Rodolfo F. Peña
Antes del colapso

Hace aproximadamente un año y medio, La Jornada, junto con dos coeditores universitarios, dio a conocer el libro Crisis bancaria y carteras vencidas, compilado por Alicia Girón y Eugenia Correa. Desde luego, no es el único texto público con una temática semejante, pero es claro que por entonces muy pocas personas, salvo las directamente involucradas, hablaban del Fobaproa. Hoy esa abreviatura ha conquistado todos los espacios donde se reúne la gente y unos hablan mal y otros peor pero nadie le tiene misericordia.
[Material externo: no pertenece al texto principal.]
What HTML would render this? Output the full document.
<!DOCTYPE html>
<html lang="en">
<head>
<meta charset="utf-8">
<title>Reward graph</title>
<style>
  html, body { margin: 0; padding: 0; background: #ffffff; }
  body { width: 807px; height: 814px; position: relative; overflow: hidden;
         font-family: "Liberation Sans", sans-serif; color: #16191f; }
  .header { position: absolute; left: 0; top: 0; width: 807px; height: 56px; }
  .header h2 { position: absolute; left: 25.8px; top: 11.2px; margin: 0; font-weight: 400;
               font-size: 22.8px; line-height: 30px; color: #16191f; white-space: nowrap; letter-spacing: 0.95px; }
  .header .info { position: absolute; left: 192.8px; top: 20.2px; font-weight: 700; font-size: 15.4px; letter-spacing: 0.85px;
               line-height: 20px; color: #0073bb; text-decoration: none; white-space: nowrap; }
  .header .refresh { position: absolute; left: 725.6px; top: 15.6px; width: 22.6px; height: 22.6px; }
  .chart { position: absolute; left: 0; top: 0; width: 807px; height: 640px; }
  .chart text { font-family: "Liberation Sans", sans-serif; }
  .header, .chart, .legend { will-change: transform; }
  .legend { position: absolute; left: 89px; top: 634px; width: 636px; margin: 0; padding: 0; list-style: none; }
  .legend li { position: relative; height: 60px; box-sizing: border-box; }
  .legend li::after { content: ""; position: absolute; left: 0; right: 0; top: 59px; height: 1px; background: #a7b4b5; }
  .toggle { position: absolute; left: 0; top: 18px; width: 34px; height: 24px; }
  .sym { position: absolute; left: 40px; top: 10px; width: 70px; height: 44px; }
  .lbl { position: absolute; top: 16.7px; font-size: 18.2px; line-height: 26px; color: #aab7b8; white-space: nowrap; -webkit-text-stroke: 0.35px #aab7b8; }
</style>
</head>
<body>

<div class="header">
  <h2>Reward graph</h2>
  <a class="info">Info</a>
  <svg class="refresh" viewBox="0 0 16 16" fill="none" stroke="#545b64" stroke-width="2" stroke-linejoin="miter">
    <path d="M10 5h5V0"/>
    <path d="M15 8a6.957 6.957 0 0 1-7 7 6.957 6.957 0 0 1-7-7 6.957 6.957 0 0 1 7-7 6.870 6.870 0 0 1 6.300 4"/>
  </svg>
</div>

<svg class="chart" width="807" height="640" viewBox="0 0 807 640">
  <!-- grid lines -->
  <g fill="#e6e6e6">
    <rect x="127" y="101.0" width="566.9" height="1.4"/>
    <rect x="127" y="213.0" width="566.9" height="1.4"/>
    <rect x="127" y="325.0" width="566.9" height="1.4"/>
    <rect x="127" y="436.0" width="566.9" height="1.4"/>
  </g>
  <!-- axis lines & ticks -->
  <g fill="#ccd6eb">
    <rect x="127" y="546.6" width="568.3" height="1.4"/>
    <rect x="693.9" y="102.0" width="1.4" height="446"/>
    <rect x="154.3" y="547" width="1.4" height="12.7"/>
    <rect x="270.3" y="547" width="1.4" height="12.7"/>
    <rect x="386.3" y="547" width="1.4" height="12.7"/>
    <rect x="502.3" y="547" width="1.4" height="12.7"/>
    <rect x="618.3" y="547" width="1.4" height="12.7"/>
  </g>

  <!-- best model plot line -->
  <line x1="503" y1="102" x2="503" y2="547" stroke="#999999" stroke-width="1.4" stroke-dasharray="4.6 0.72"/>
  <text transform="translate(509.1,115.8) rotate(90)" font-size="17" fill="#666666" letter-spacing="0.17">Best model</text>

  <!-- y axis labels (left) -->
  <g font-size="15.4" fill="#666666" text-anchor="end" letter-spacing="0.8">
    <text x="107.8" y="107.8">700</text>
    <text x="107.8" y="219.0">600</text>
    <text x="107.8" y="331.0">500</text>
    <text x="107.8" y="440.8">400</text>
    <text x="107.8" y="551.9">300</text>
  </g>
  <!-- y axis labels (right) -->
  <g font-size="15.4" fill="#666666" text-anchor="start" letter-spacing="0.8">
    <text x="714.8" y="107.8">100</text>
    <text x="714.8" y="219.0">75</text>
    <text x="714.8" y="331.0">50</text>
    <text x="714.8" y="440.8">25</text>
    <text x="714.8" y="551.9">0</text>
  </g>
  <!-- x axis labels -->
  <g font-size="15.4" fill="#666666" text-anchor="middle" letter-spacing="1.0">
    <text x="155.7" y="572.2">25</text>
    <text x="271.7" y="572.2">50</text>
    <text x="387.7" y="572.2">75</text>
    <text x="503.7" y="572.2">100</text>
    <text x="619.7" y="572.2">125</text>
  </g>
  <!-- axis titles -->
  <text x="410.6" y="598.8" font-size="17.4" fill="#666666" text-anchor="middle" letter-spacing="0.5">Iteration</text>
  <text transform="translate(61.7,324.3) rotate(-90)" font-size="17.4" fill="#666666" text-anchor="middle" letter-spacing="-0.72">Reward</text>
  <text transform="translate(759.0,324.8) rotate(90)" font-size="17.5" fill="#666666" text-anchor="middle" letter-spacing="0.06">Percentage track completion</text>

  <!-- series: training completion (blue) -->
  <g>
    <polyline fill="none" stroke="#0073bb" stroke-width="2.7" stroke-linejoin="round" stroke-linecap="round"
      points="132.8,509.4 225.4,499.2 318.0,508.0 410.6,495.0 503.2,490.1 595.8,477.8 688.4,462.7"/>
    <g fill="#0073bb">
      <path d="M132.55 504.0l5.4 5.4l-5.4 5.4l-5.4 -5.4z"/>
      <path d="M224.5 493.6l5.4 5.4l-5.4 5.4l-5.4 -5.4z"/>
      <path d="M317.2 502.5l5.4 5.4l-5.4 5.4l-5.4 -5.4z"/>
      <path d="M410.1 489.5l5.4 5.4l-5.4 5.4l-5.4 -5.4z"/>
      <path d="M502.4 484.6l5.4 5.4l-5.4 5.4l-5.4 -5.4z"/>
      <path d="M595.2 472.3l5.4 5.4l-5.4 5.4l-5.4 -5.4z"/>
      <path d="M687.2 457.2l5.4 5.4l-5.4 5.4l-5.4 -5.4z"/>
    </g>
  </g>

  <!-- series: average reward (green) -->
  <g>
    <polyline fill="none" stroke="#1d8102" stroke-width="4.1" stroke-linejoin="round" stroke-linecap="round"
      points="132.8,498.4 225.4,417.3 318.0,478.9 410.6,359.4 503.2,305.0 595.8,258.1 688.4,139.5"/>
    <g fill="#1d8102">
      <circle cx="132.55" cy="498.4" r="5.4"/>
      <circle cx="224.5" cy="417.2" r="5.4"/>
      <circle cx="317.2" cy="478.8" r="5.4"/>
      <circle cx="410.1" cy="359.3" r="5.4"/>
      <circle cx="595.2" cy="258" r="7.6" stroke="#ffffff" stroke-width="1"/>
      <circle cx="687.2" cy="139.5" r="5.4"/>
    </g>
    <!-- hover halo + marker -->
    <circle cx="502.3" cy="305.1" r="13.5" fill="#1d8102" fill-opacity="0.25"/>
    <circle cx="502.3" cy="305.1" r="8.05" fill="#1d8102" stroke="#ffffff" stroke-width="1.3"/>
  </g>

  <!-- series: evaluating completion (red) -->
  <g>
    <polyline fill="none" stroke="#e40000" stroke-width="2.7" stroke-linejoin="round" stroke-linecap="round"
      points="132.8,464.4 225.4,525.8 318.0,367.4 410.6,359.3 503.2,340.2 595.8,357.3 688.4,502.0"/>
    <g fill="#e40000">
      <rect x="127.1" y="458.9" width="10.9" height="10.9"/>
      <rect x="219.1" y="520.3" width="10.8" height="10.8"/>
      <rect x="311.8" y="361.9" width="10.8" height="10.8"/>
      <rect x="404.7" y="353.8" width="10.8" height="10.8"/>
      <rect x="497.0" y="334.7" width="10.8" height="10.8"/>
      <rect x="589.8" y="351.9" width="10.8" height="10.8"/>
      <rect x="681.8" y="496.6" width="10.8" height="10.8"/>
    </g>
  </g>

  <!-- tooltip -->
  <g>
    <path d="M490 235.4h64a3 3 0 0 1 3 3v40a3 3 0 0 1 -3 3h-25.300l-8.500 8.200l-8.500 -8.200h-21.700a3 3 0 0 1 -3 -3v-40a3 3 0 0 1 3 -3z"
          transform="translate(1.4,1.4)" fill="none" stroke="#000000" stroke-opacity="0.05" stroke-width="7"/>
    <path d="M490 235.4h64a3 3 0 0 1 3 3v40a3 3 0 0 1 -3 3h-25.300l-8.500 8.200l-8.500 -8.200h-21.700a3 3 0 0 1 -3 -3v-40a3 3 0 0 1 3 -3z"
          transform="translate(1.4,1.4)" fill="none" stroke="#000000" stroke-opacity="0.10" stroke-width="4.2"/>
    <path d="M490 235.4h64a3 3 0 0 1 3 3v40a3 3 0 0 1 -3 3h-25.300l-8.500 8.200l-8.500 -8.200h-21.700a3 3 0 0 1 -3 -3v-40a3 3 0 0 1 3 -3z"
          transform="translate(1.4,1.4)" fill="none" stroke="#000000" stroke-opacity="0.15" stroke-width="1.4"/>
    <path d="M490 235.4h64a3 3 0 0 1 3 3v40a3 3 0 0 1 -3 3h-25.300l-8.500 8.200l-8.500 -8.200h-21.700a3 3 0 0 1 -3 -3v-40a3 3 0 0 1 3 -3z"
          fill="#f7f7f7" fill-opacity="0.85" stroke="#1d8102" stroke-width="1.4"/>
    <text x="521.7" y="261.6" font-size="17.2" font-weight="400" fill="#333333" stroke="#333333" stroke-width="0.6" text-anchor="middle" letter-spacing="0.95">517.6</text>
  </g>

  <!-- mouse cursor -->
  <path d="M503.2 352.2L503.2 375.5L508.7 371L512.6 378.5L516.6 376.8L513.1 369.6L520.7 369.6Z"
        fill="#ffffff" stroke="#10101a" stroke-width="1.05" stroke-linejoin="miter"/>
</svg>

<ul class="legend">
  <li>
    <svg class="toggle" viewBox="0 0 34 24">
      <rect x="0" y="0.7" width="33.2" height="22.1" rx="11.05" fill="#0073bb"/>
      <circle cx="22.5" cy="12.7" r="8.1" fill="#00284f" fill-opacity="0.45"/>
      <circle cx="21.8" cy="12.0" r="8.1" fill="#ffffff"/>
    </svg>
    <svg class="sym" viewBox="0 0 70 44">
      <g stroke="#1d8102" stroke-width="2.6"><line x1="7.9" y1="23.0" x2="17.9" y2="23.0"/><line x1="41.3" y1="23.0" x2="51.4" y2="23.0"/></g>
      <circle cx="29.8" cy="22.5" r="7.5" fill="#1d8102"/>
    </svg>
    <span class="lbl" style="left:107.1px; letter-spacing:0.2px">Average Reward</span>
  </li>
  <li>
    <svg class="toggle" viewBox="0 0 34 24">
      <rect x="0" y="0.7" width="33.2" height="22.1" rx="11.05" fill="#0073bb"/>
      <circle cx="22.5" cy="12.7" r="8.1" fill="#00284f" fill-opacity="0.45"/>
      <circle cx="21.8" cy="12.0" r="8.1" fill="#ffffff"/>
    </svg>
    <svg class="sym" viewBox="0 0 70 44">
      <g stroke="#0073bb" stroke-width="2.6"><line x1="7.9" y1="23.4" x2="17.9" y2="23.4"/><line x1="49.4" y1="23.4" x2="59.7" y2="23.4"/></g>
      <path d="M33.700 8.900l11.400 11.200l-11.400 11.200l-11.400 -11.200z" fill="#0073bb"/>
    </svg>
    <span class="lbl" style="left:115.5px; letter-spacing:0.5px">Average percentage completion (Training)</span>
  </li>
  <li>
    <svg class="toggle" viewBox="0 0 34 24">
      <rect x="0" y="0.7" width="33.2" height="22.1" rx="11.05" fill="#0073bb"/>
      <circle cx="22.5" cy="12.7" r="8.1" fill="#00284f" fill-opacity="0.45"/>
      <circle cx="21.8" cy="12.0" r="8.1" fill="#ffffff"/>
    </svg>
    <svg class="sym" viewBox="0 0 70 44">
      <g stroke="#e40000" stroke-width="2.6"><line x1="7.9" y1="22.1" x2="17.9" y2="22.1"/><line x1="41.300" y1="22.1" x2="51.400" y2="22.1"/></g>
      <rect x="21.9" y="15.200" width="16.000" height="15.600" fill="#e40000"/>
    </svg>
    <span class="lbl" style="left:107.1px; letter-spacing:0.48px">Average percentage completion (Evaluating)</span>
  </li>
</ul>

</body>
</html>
En la parte introductoria del libro, se dice: ``El rescate bancario está comprometiendo recursos fiscales por muchos años más; fondos que se agregan a los destinados en los últimos 15 años a los intereses pagados por la deuda externa, limitándose aún más los recursos estatales disponibles para inversión pública, educación y salud''. En el mismo año (l996) en que Zedillo dijo, en su segundo informe de gobierno, que el costo total del rescate sería de l80 mil millones de pesos, el cálculo de The Banker era ya de 316 mil milones de pesos, es decir, ``14 por ciento del PIB de l996 y no del 7.5 por ciento, como lo estimara la Comisión Nacional Bancaria y de Valores en agosto''. A principios de l999, el costo real: 600 mil millones de pesos, casi el doble de lo calculado por la publicación bancaria arriba citada.

Uno de los colaboradores, el profesor José Luis Calva, examina la crisis del invierno de l994, sus secuelas y la política con que el gobierno ha querido enfrentarla. Dice: ``mientras los banqueros se sienten representados --y lo están realmente-- por un gobierno que trabaja para los bancos, postulando abiertamente su salvamento como prioridad gubernamental (véanse las recientes declaraciones de Guillermo Ortiz al diario germano Handelsblatt), los deudores no se sienten representados por ese gobierno, ni su salvamento es prioridad para las autoridades hacendarias''. Según Calva, más de un tercio de las familias mexicanas tienen adeudos con la banca comercial o de desarrollo, y si la discusión ciudadana no se organiza en la búsqueda de un nuevo modelo de desarrollo económico, ``el país continuará hundiéndose en el abismo de la recesión, la destrucción y la desmexicanización de su planta productiva y sus empleos''. En seguida, Calva enumera siete puntos como contribución para salvar a los deudores y a la nación.

Hasta ese punto, evidentemente el Fobaproa, creado hacia l990, era tenido sólo por uno de los instrumentos que el Ejecutivo estaba manejando para el rescate del sistema bancario. Tal es la razón de que se le mencione tan poco y únicamente como parte de una estrategia de servicio a los banqueros, de suyo errónea y censurable. El verdadero problema del Fobaproa surgió cuando quiso ser convertido en deuda pública, para que fuera pagado precisamente por quienes han sido golpeados con la mayor rudeza por el modelo neoliberal: los contribuyentes.

Quizá lo primero que golpeó a todo mundo fue su monto descomunal, que les endosaríamos a las generaciones futuras si el Congreso se limitaba, como antes, a aprobar las iniciativas presidenciales. Pero a las actitudes sólo interrogantes, siguió la investigación. Y entonces ardió Troya. Resultó que el escondido Fobaproa era una suerte de caja chica (sólo por su fácil disponibilidad, no por los volúmenes de recursos que manejaba) destinada ciertamente a recapitalizar la banca, lo que ya era reprobable, sino también al saqueo y al fraude de empresarios, banqueros y políticos, entre éstos varios de quienes financiaron la campaña presidencial de Zedillo y su grupo.

Hace poco leí (Epoca, 376) que el subsecretario de Hacienda, Martín Werner, con toda su juventud a cuestas, dice que el problema del Fobaproa deriva de que ``como autoridad, no hemos sabido comunicar la diferencia entre los activos y los pasivos'', y que los 552 mil millones de pesos se refieren al ahorro de l3 millones de mexicanos. De modo que todo queda en un sencillo problema contable y de comunicación. Lo notable es que han usado mucho los medios, particularmente los electrónicos, para comunicar toda clase de chavacanerías.